Green Bench Brewing Co. has 60,000 industrious, hardworking employees who make their own hours, play by their own rules and pay no withholding tax.
And they live right there on site.
They’re European honeybees, and they’ve been at Green Bench for two years, coming, going, raising their little bee families and – most significantly – producing between 15 and 20 gallons of honey annually. The bees reside in two heavily-weighted hives on the two-story roof of Green Bench’s property near Central Avenue in St. Pete.
“We were approached by a guy who’s really into urban beekeeping, to show how easy it is to maintain bees,” explains Valerie Niager, the craft brewery’s communications director. “We thought it was awesome, and we could also use fermented honey in small quantities for our mead and cider.”
Since wild honeybee populations are famously in decline, it made sense on an environmental level, too.
Still, it would take a whole lot more than 60,000 little buzzers to supply all the honey Green Bench requires for its meads, ciders and beer. More than 95 percent of it is orange blossom honey, brought in from a farm in Lakeland.
Beverages created with the rooftop honey are available only in the Green Bench tasting room, and in select bottles in limited runs.
Honeybees have a range of several miles. According to Luke Galloway, Green Bench’s official beekeeper, their insects are probably gathering nectar from nearby back yards, landing on local bottlebrush and palm, as well as the jasmine, rosemary and flowering plants in Green Bench’s sunny beer garden.
In 2017, great clouds of bees left the roof at once, and massed in great balls-of-bees on several trees in the beer garden. This is known as a swarm.
“The trees in the beer garden were covered in bees,” Niager recalls. “You could hear them at the end of the block, they’re so loud.”
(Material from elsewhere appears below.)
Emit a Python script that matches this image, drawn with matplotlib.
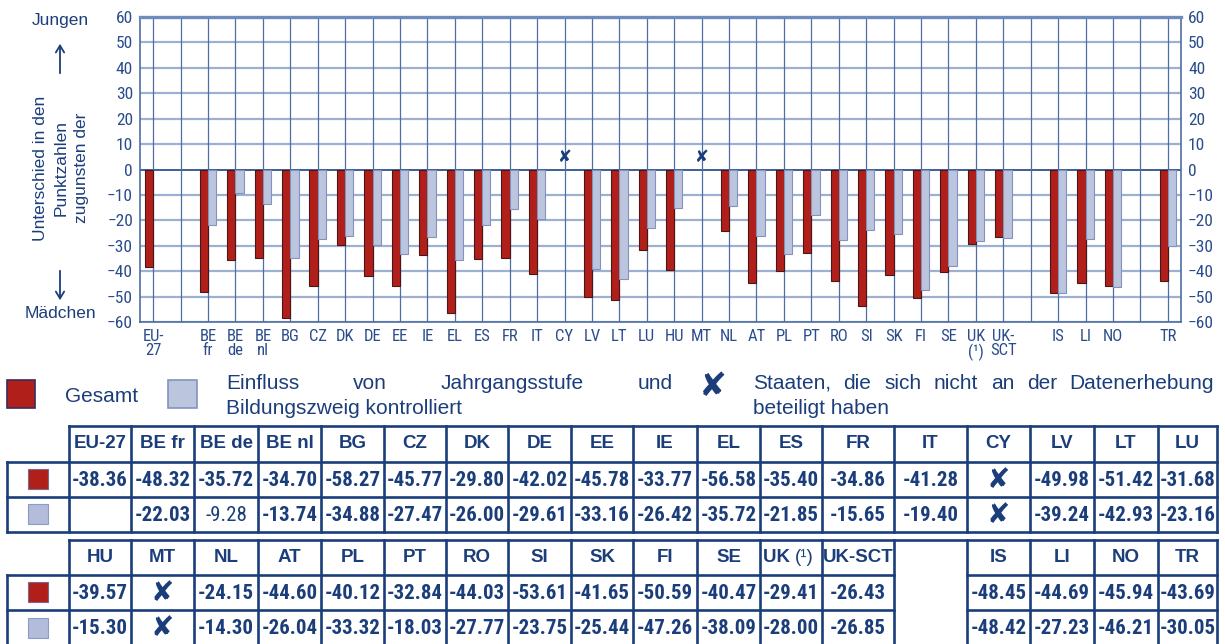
import matplotlib
matplotlib.use('Agg')
import matplotlib.pyplot as plt
import matplotlib.patches as mpatches
from matplotlib import font_manager
import numpy as np

# chart slots ('' = empty slot)
tick_labels = ['EU-\n27', '', 'BE\nfr', 'BE\nde', 'BE\nnl', 'BG', 'CZ', 'DK', 'DE', 'EE',
               'IE', 'EL', 'ES', 'FR', 'IT', 'CY', 'LV', 'LT', 'LU', 'HU', 'MT', 'NL',
               'AT', 'PL', 'PT', 'RO', 'SI', 'SK', 'FI', 'SE', 'UK\n(\u00b9)', 'UK-\nSCT',
               '', 'IS', 'LI', 'NO', '', 'TR']

countries = ['EU-27', 'BE fr', 'BE de', 'BE nl', 'BG', 'CZ', 'DK', 'DE', 'EE', 'IE',
             'EL', 'ES', 'FR', 'IT', 'CY', 'LV', 'LT', 'LU', 'HU', 'MT', 'NL', 'AT',
             'PL', 'PT', 'RO', 'SI', 'SK', 'FI', 'SE', 'UK (1)', 'UK-SCT', 'IS', 'LI',
             'NO', 'TR']
gesamt = [-38.36, -48.32, -35.72, -34.70, -58.27, -45.77, -29.80, -42.02, -45.78, -33.77,
          -56.58, -35.40, -34.86, -41.28, None, -49.98, -51.42, -31.68, -39.57, None,
          -24.15, -44.60, -40.12, -32.84, -44.03, -53.61, -41.65, -50.59, -40.47, -29.41,
          -26.43, -48.45, -44.69, -45.94, -43.69]
kontrolliert = [None, -22.03, -9.28, -13.74, -34.88, -27.47, -26.00, -29.61, -33.16, -26.42,
                -35.72, -21.85, -15.65, -19.40, None, -39.24, -42.93, -23.16, -15.30, None,
                -14.30, -26.04, -33.32, -18.03, -27.77, -23.75, -25.44, -47.26, -38.09, -28.00,
                -26.85, -48.42, -27.23, -46.21, -30.05]
# value printed in normal weight in the table (kontrolliert row)
light_values = ['BE de']

navy = '#1B3E7B'
tick_col = '#2A4C8C'
red, red_edge = '#B11F1B', '#4A1616'
blue, blue_edge = '#BCC5DE', '#8393BE'
hgrid, vgrid = '#9CB0D2', '#4F6EA4'
XMARK = '\u2718'

names = {f.name for f in font_manager.fontManager.ttflist}
narrow = None
for cand in ['Liberation Sans Narrow', 'Arial Narrow', 'Roboto Condensed', 'Open Sans Condensed']:
    if cand in names:
        narrow = cand
        break
if narrow:
    num_font, num_size, tick_font, tick_size = narrow, 15, narrow, 12
else:
    num_font, num_size, tick_font, tick_size = 'Liberation Sans', 12.8, 'Liberation Sans', 10.8

plt.rcParams['font.family'] = ['Liberation Sans', 'DejaVu Sans']

W, H = 1225, 644
fig = plt.figure(figsize=(W / 100, H / 100), dpi=100)

# ---------------- bar chart ----------------
ax = fig.add_axes([140 / W, 1 - 322 / H, (1181 - 140) / W, (322 - 17) / H])
xpos = [i for i, l in enumerate(tick_labels) if l]
g = np.array([np.nan if v is None else v for v in gesamt])
k = np.array([np.nan if v is None else v for v in kontrolliert])
bw = 0.3
ax.bar(np.array(xpos) - bw / 2, g, width=bw, color=red, edgecolor=red_edge, linewidth=0.8, zorder=3)
ax.bar(np.array(xpos) + bw / 2, k, width=bw, color=blue, edgecolor=blue_edge, linewidth=0.8, zorder=3)
for x, v in zip(xpos, gesamt):
    if v is None:
        ax.text(x, 5, XMARK, family='DejaVu Sans', fontsize=12, color=navy,
                ha='center', va='center', zorder=4)

ax.set_xlim(-0.48, len(tick_labels) - 0.52)
ax.set_ylim(-60, 60)
ax.set_yticks(np.arange(-60, 61, 10))
ax.set_xticks(range(len(tick_labels)))
ax.set_xticklabels(tick_labels, family=tick_font, fontsize=tick_size, color=tick_col,
                   linespacing=0.95)
ax.tick_params(axis='y', length=0, labelsize=tick_size + 0.5, labelcolor=tick_col, pad=5,
               labelright=True, right=False)
for t in ax.get_yticklabels():
    t.set_family(tick_font)
ax.tick_params(axis='x', length=0, pad=5)
for y in range(-60, 61, 10):
    ax.axhline(y, color=hgrid if y else '#3D5E99', lw=1.6 if y else 1.4, zorder=1)
for x in range(len(tick_labels)):
    ax.axvline(x, color=vgrid, lw=0.9, zorder=1)
for s in ['left', 'right', 'bottom']:
    ax.spines[s].set_color(vgrid)
    ax.spines[s].set_linewidth(1.2)
ax.spines['top'].set_color('#6F8BBB')
ax.spines['top'].set_linewidth(2.4)

# ---------------- overlay in pixel coordinates ----------------
ov = fig.add_axes([0, 0, 1, 1])
ov.set_xlim(0, W)
ov.set_ylim(H, 0)
ov.axis('off')
ov.patch.set_alpha(0)

ov.text(61, 168, 'Unterschied in den\nPunktzahlen\nzugunsten der', rotation=90,
        ha='center', va='center', multialignment='center', fontsize=12.5,
        color=navy, linespacing=1.45)
ov.text(60, 20, 'Jungen', ha='center', va='center', fontsize=12.5, color=navy)
ov.text(60, 313, 'Mädchen', ha='center', va='center', fontsize=12.5, color=navy)
arrow = dict(arrowstyle='->,head_length=0.5,head_width=0.3', color=navy, lw=1.3)
ov.annotate('', xy=(60, 41), xytext=(60, 76), arrowprops=arrow)
ov.annotate('', xy=(60, 303), xytext=(60, 268), arrowprops=arrow)

# legend
ov.add_patch(mpatches.Rectangle((7, 380), 28, 28, facecolor=red, edgecolor='#3A2A5A', lw=1.2))
ov.add_patch(mpatches.Rectangle((168, 380), 29, 28, facecolor=blue, edgecolor=blue_edge, lw=1.2))
ov.text(65, 396, 'Gesamt', va='center', fontsize=15, color=navy)
ov.text(713, 386, XMARK, family='DejaVu Sans', fontsize=24, color=navy, ha='center', va='center')

renderer = fig.canvas.get_renderer()


def justified(words, x0, x1, y):
    texts = [ov.text(0, y, w, va='center', fontsize=15, color=navy) for w in words]
    widths = [t.get_window_extent(renderer).width for t in texts]
    gap = (x1 - x0 - sum(widths)) / (len(words) - 1)
    x = x0
    for t, wd in zip(texts, widths):
        t.set_x(x)
        x += wd + gap


justified(['Einfluss', 'von', 'Jahrgangsstufe', 'und'], 226, 673, 383)
ov.text(226, 408, 'Bildungszweig kontrolliert', va='center', fontsize=15, color=navy)
justified(['Staaten,', 'die', 'sich', 'nicht', 'an', 'der', 'Datenerhebung'], 753, 1214, 383)
ov.text(753, 408, 'beteiligt haben', va='center', fontsize=15, color=navy)

# ---------------- data tables ----------------
col_edges = [69, 131, 194, 258, 321, 384, 446, 508, 571, 633, 697, 760, 822, 894, 967,
             1030, 1094, 1158, 1217]
left_edge = 7
tlw = 1.9

n1 = 18
tables = [
    (countries[:n1], gesamt[:n1], kontrolliert[:n1], [426, 461.5, 497, 531.5]),
    (countries[n1:31] + [''] + countries[31:], gesamt[n1:31] + [None] + gesamt[31:],
     kontrolliert[n1:31] + [None] + kontrolliert[31:], [539.5, 574.5, 610, 645]),
]

for cols, grow, krow, ys in tables:
    top, hb, r1, bot = ys
    empty = [i for i, c in enumerate(cols) if c == '']
    # horizontal lines
    ov.plot([col_edges[0], col_edges[-1]], [top, top], color=navy, lw=tlw, solid_capstyle='projecting')
    for y in (hb, r1, bot):
        segs = [(left_edge, col_edges[-1])]
        for i in empty:
            segs = [(left_edge, col_edges[i]), (col_edges[i + 1], col_edges[-1])]
        for a, b in segs:
            ov.plot([a, b], [y, y], color=navy, lw=tlw, solid_capstyle='projecting')
    ov.plot([left_edge, left_edge], [hb, bot], color=navy, lw=tlw, solid_capstyle='projecting')
    for x in col_edges:
        ov.plot([x, x], [top, bot], color=navy, lw=tlw, solid_capstyle='projecting')
    # swatches
    ov.add_patch(mpatches.Rectangle((28, (hb + r1) / 2 - 10), 20, 20, facecolor=red,
                                    edgecolor='#7A6A8A', lw=0.8))
    ov.add_patch(mpatches.Rectangle((28, (r1 + bot) / 2 - 10), 20, 20, facecolor='#B3BCDA',
                                    edgecolor='#8E9BC6', lw=0.8))
    for i, c in enumerate(cols):
        if c == '':
            continue
        cx = (col_edges[i] + col_edges[i + 1]) / 2
        yh = (top + hb) / 2
        if c == 'UK (1)':
            uk = ov.text(col_edges[i] + 3, yh, 'UK ', ha='left', va='center', fontsize=13.5,
                         weight='bold', color=navy)
            wd = uk.get_window_extent(renderer).width
            ov.text(col_edges[i] + 3 + wd, yh, '(\u00b9)', ha='left', va='center',
                    fontsize=13.5, color=navy)
        else:
            ov.text(cx, yh, c, ha='center', va='center', fontsize=13.5, weight='bold', color=navy)
        for v, yc, light in ((grow[i], (hb + r1) / 2, False),
                             (krow[i], (r1 + bot) / 2, c in light_values)):
            if grow[i] is None and krow[i] is None and c != 'EU-27':
                ov.text(cx, yc + 1, XMARK, family='DejaVu Sans', fontsize=20, color=navy,
                        ha='center', va='center')
            elif v is not None:
                ov.text(cx, yc + 1, f'{v:.2f}', ha='center', va='center', family=num_font,
                        fontsize=num_size, weight='normal' if light else 'bold', color=navy)

fig.savefig('out.png', dpi=100)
The State of Florida’s Department of Agriculture frowns on allowing urban bees to swarm. Galloway was called in to assess the situation, and do something about it.
The beekeeper explains: “If their population’s growing faster than their home can hold, the queen is saying ‘We’re running out of space. Let’s take half the people with us and go to a new home.’ So they’ll find a spot outside the hive, send out some scouts and wait for somebody to say ‘Let’s go here next.’”
Galloway approached the swarm armed only with a cardboard box.
“When they swarm,” he says, “they’re not protecting anything – so when you see a ball of bees you can put your hand in it. They won’t sting you. It’s like sticking your hand in a fireplace and not getting burned. That kind of deal.”
Kids, don’t try this at home.
Once Galloway located the queen inside the ball, he merely shook the entire swarm into his box – every bee went willingly – and returned it to the rooftop hives.
Expansion of the hives may well happen in the near future.
“I didn’t realize how easy this would be,” Niager observes. “It’s such a hands-off thing. We do very little with them. Luke comes to check on them sporadically. We have some beekeeper suits, but we haven’t had a need for them yet.”
When he visits, Galloway has to schlep up to the roof via a two-story collapsible ladder, wearing his protective clothing and carrying all his heavy equipment. “That’s a lot of fun, I can tell you,” he laughs.
For Green Bench owners Steven Duffy and Nathan Stonecipher, this experiment in apiculture (that’s the scientific word for beekeeping) has been immeasurably worth it.
“I think our doing this for years – and it’s caused no issues – shows others in the community yes, you can do it,” Niager explains. “It’s so easy. We like supporting people who have specific interests, and this was a venue for us to do that.
“Who knows – in the future we might do more, because ideally we would love to have everything made here in-house. The hops, the fruit – all grown in St. Pete. Is that realistic within the next few years? We’ll see. But that’s the intention behind it all, to fuel someone else’s passion project.”